Repubblika files judicial protest demanding the Courts implement the law.

The civil society NGO Repubblika expressed what it described as its ‘deep concern’ that a Magistrate’s order for the opening of an inquiry into the hospitals’ privatisation is being ignored by the court administration. Repubblika said that this was in manifest breach of the law. To this end, Repubblika filed a judicial protest against the Court Registrar demanding that the Court administration implements the law.

Repubblika insisted that the court administration reports to the executive branch “…and when acting outside the remit of the law, as in this case, we have another unacceptable encroachment on judicial independence by government Ministers” said the NGO.

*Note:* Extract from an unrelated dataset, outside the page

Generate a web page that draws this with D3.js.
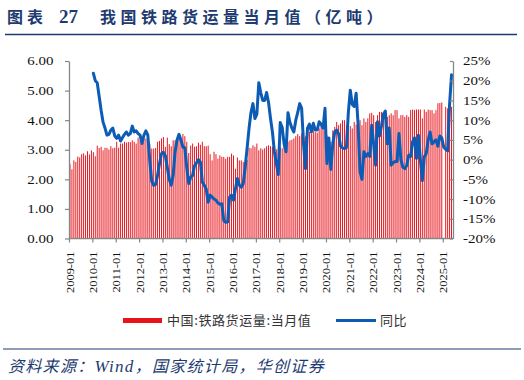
<!DOCTYPE html>
<html><head><meta charset="utf-8">
<script src="https://cdn.jsdelivr.net/npm/d3@7"></script>
<style>
html,body{margin:0;padding:0;background:#fff;}
svg{display:block;}
</style></head><body>
<svg id="chart" width="524" height="380"></svg>
<script>
// ---------- DATA ----------
const firstYear = 2009;
// 中国:铁路货运量:当月值 (亿吨), monthly 2009-01 .. 2025-05
const freight = [
  2.51,2.34,2.64,2.59,2.77,2.74,2.85,2.88,2.81,2.95,2.84,2.98, // 2009
  2.92,2.78,3.14,3.06,3.10,2.98,3.07,3.06,3.01,3.12,3.05,3.07, // 2010
  3.27,3.07,3.21,3.21,3.27,3.24,3.26,3.26,3.32,3.27,3.21,3.41, // 2011
  3.32,3.30,3.37,3.38,3.38,3.20,3.04,3.04,3.06,3.27,3.30,3.38, // 2012
  3.43,3.10,3.41,3.19,3.12,3.32,3.32,3.36,3.49,3.32,3.53,3.46, // 2013
  3.27,2.89,3.14,3.21,3.10,3.12,3.24,3.17,3.27,3.12,3.12,3.14, // 2014
  2.85,2.64,2.93,2.85,2.70,2.81,2.76,2.76,2.70,2.76,2.76,2.87, // 2015
  2.81,2.36,2.74,2.64,2.64,2.59,2.59,2.66,3.07,3.05,3.15,3.10, // 2016
  3.21,2.98,3.05,3.01,3.05,3.12,3.15,3.12,3.10,3.10,3.01,3.05, // 2017
  3.10,3.05,3.15,3.15,3.27,3.32,3.34,3.38,3.46,3.53,3.46,3.55, // 2018
  3.60,3.45,3.58,3.60,3.55,3.66,3.60,3.58,3.72,3.83,3.77,3.66, // 2019
  3.49,3.40,3.27,3.66,3.77,3.94,3.83,3.89,4.00,4.00,3.83,3.77, // 2020
  3.80,3.72,3.94,3.85,3.83,4.00,3.83,4.06,3.94,4.06,4.23,4.25, // 2021
  4.17,3.94,4.17,4.28,4.28,4.11,4.17,4.11,4.17,4.23,4.17,4.34, // 2022
  4.34,4.06,4.17,4.17,4.11,4.17,4.11,4.34,4.36,4.34,4.36,4.36, // 2023
  4.36,4.06,4.36,4.28,4.36,4.34,4.34,4.23,4.34,4.57,4.58,4.60, // 2024
  null,4.45,4.40,4.30,4.45                                     // 2025
];
// 同比 (%), monthly 2010-01 .. 2025-05
const yoyStartIndex = 12;
const yoy = [
  21.9,20.0,19.5,16.0,12.5,9.5,8.0,6.2,6.4,7.5,8.0,6.0,          // 2010
  5.4,6.2,4.7,5.6,6.4,7.0,6.2,6.6,8.5,7.0,7.3,6.6,               // 2011
  6.2,4.1,6.2,7.3,6.2,-0.2,-5.5,-6.5,-6.3,-4.0,-1.0,1.5,         // 2012
  1.9,1.0,-2.0,-5.0,-6.5,-4.0,2.0,5.0,6.4,5.0,3.2,3.0,           // 2013
  -2.0,-6.1,-4.5,-4.0,-1.5,-0.8,0.0,-0.6,-5.7,-6.5,-7.5,-10.8,   // 2014
  -9.0,-9.5,-10.0,-10.3,-11.0,-11.3,-11.2,-15.4,-15.9,-15.8,-9.5,-9.0, // 2015
  -10.3,-7.4,-4.8,-6.5,-7.0,-6.1,-2.0,3.0,8.0,12.0,14.2,10.4,    // 2016
  11.5,19.5,17.0,15.0,15.0,17.0,14.5,10.5,7.0,2.0,-1.0,-3.8,     // 2017
  9.4,8.2,4.0,2.0,11.9,9.4,8.0,7.0,10.0,12.0,14.2,13.0,          // 2018
  4.0,-2.3,8.0,9.0,7.0,9.2,7.5,7.5,9.6,9.0,8.0,13.0,             // 2019
  -1.0,5.5,-2.5,4.0,7.0,7.5,6.5,3.4,3.0,2.8,3.0,12.0,            // 2020
  17.6,14.0,13.5,16.8,9.0,-3.0,-5.0,2.0,0.8,1.5,0.8,8.7,         // 2021
  4.0,-1.4,9.6,6.0,8.5,11.5,12.3,4.0,8.0,-1.4,-0.8,-0.5,         // 2022
  -0.5,6.6,0.0,-1.9,-2.3,-1.5,1.1,0.8,4.5,5.5,0.3,6.2,           // 2023
  0.0,-5.3,0.7,1.5,5.0,7.0,4.0,4.5,5.0,3.4,6.0,5.5,              // 2024
  3.2,2.6,2.2,14.0,21.5                                          // 2025
];
const leftTicks = [0,1,2,3,4,5,6];
const rightTicks = [-20,-15,-10,-5,0,5,10,15,20,25];
const yearTicks = ["2009-01","2010-01","2011-01","2012-01","2013-01","2014-01","2015-01","2016-01",
  "2017-01","2018-01","2019-01","2020-01","2021-01","2022-01","2023-01","2024-01","2025-01"];
const seriesNames = ["中国:铁路货运量:当月值","同比"];
const titleParts = ["图表","27","我国铁路货运量当月值（亿吨）"];
const sourceText = ["资料来源：","Wind","，国家统计局，华创证券"];

// ---------- CHART ----------
const months = freight.map((_, i) => `${firstYear + Math.floor(i/12)}-${String(i%12+1).padStart(2,"0")}`);
const navy = "#1d3b70", red = "#e8141c", blue = "#0c5cb6", axisGray = "#868686";
const svg = d3.select("#chart");

const x = d3.scaleBand().domain(months).range([69, 452.5]).padding(0);
const xi = d3.scaleLinear().domain([0, months.length]).range([69, 452.5]);
const bw = x.bandwidth();
const yL = d3.scaleLinear().domain([0, 6]).range([238.5, 61]);
const yR = d3.scaleLinear().domain([-20, 25]).range([238.5, 61]);

// bars
const barData = freight.map((v, i) => ({m: months[i], v})).filter(d => d.v != null);
svg.append("g").selectAll("rect").data(barData).join("rect")
  .attr("x", d => x(d.m) + bw*0.25)
  .attr("width", bw*0.5)
  .attr("y", d => yL(d.v))
  .attr("height", d => yL(0) - yL(d.v))
  .attr("fill", red);

// line
const lineData = yoy.map((v, i) => ({m: months[i + yoyStartIndex], v}));
svg.append("path").datum(lineData)
  .attr("fill", "none").attr("stroke", blue).attr("stroke-width", 3)
  .attr("stroke-linejoin", "round").attr("stroke-linecap", "round")
  .attr("d", d3.line().x(d => x(d.m) + bw/2).y(d => yR(d.v)));

// left axis
const gL = svg.append("g").attr("transform", "translate(69,0)")
  .call(d3.axisLeft(yL).tickValues(leftTicks).tickFormat(d3.format(".2f")).tickSize(4).tickSizeOuter(0));
gL.select(".domain").attr("stroke", axisGray).attr("stroke-width", 1.3);
gL.selectAll(".tick line").attr("stroke", axisGray).attr("stroke-width", 1.2);
gL.selectAll(".tick text").attr("x", 0).attr("dy", "0.34em")
  .attr("transform", "translate(-15.5,0) scale(1.29,1)")
  .attr("text-anchor", "end")
  .style("font-family", "'Liberation Serif','Times New Roman',serif").style("font-size", "11.6px").attr("fill", "#111");

// right axis
const gR = svg.append("g").attr("transform", "translate(453,0)")
  .call(d3.axisRight(yR).tickValues(rightTicks).tickFormat(d => d + "%").tickSize(-3).tickSizeOuter(0));
gR.select(".domain").attr("stroke", axisGray).attr("stroke-width", 1.3);
gR.selectAll(".tick line").attr("stroke", axisGray).attr("stroke-width", 1.2);
gR.selectAll(".tick text").attr("x", 0).attr("dy", "0.34em")
  .attr("transform", "translate(10,0) scale(1.29,1)")
  .attr("text-anchor", "start")
  .style("font-family", "'Liberation Serif','Times New Roman',serif").style("font-size", "11.6px").attr("fill", "#111");

// bottom axis
const tickIdx = yearTicks.map(t => months.indexOf(t));
const gB = svg.append("g").attr("transform", "translate(0,238.5)")
  .call(d3.axisBottom(xi).tickValues(tickIdx).tickFormat(i => months[i]).tickSize(4).tickSizeOuter(0));
gB.select(".domain").attr("stroke", axisGray).attr("stroke-width", 1.3).attr("d", "M69,0H453");
gB.selectAll(".tick line").attr("stroke", axisGray).attr("stroke-width", 1.2);
gB.selectAll(".tick text").attr("x", 0).attr("y", 0).attr("dy", "0.35em")
  .attr("transform", "translate(0.5,13) rotate(-90) scale(1.25,1)")
  .attr("text-anchor", "end")
  .style("font-family", "'Liberation Serif','Times New Roman',serif").style("font-size", "10px").attr("fill", "#111");

// legend
const lg = svg.append("g").style("font-family", "'Noto Sans CJK SC','Noto Sans',sans-serif").style("font-size", "13px");
lg.append("rect").attr("x", 123).attr("y", 318).attr("width", 39).attr("height", 5).attr("fill", red);
lg.append("text").attr("x", 167).attr("y", 320.5).attr("dy", "0.36em").attr("fill", "#333")
  .style("letter-spacing", "0.6px").text(seriesNames[0]);
lg.append("line").attr("x1", 336).attr("x2", 376).attr("y1", 320.5).attr("y2", 320.5)
  .attr("stroke", blue).attr("stroke-width", 3);
lg.append("text").attr("x", 380).attr("y", 320.5).attr("dy", "0.36em").attr("fill", "#333")
  .style("letter-spacing", "0.6px").text(seriesNames[1]);

// title
const tg = svg.append("g").attr("fill", navy).style("font-weight", "bold");
tg.append("text").attr("x", 7).attr("y", 22.7).style("font-family", "'Noto Sans CJK SC',sans-serif")
  .style("font-size", "16px").style("letter-spacing", "4px").text(titleParts[0]);
tg.append("text").attr("x", 59).attr("y", 22.7).style("font-family", "'Liberation Serif',serif")
  .style("font-size", "19px").text(titleParts[1]);
tg.append("text").attr("x", 100).attr("y", 22.7).style("font-family", "'Noto Sans CJK SC',sans-serif")
  .style("font-size", "16px").style("letter-spacing", "4.5px").text(titleParts[2]);
svg.append("line").attr("x1", 5).attr("x2", 517).attr("y1", 34.5).attr("y2", 34.5)
  .attr("stroke", navy).attr("stroke-width", 1.5);

// source
svg.append("line").attr("x1", 3).attr("x2", 521).attr("y1", 349).attr("y2", 349)
  .attr("stroke", navy).attr("stroke-width", 1.2);
const st = svg.append("text").attr("x", 8).attr("y", 372).attr("fill", navy)
  .style("font-family", "'Noto Sans CJK SC',sans-serif").style("font-size", "16px")
  .style("font-style", "italic").style("letter-spacing", "1.3px");
st.append("tspan").text(sourceText[0]);
st.append("tspan").style("font-family", "'Liberation Serif',serif").style("font-size", "17px").text(sourceText[1]);
st.append("tspan").text(sourceText[2]);
</script>
</body></html>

The inquiry into the privatisation of hospitals was ordered on 18 July 2019 giving the persons identified as suspects a time window determined by law within which to appeal. Three of the four suspects, MInisters Edward Scicluna, Konrad Mizzi and Chris Cardona, appealed. The fourth suspect, Ivan Vassallo, did not appeal and should now, by order of a Magistrate, be the subject of an ongoing inquiry.

“Yesterday,” said Repubblika,  “nine days after the inquiry was supposed to have started, we were notified by the Court of Appeal to whom Ivan Vassallo did not resort, to comment on the Court Registrar’s request for the case file in order for the inquiry to commence.

“We are outraged at these unjustified and illegal delays” said Repubblika.

Repubblika said that it is in government’s best interests that this inquiry does not happen with government ministers using every ploy in the book to delay or even prevent the investigations. “That is an abuse of the law whilst appearing to stay within it” said Repubblika. The NGO said that failure to follow Court orders and allow a longer window for evidence to be hidden or destroyed is in defiance and in breach of the law.

Repubblika said that its role is to act as a watchdog on rule of law breaches. “We will do this to the best of our ability. But it is one thing to point out errors that in a functioning democracy would be corrected. It is altogether a different reality for us to find ourselves governed by a regime that acts as if laws apply to everyone but its own corrupt cronies” concluded Republika.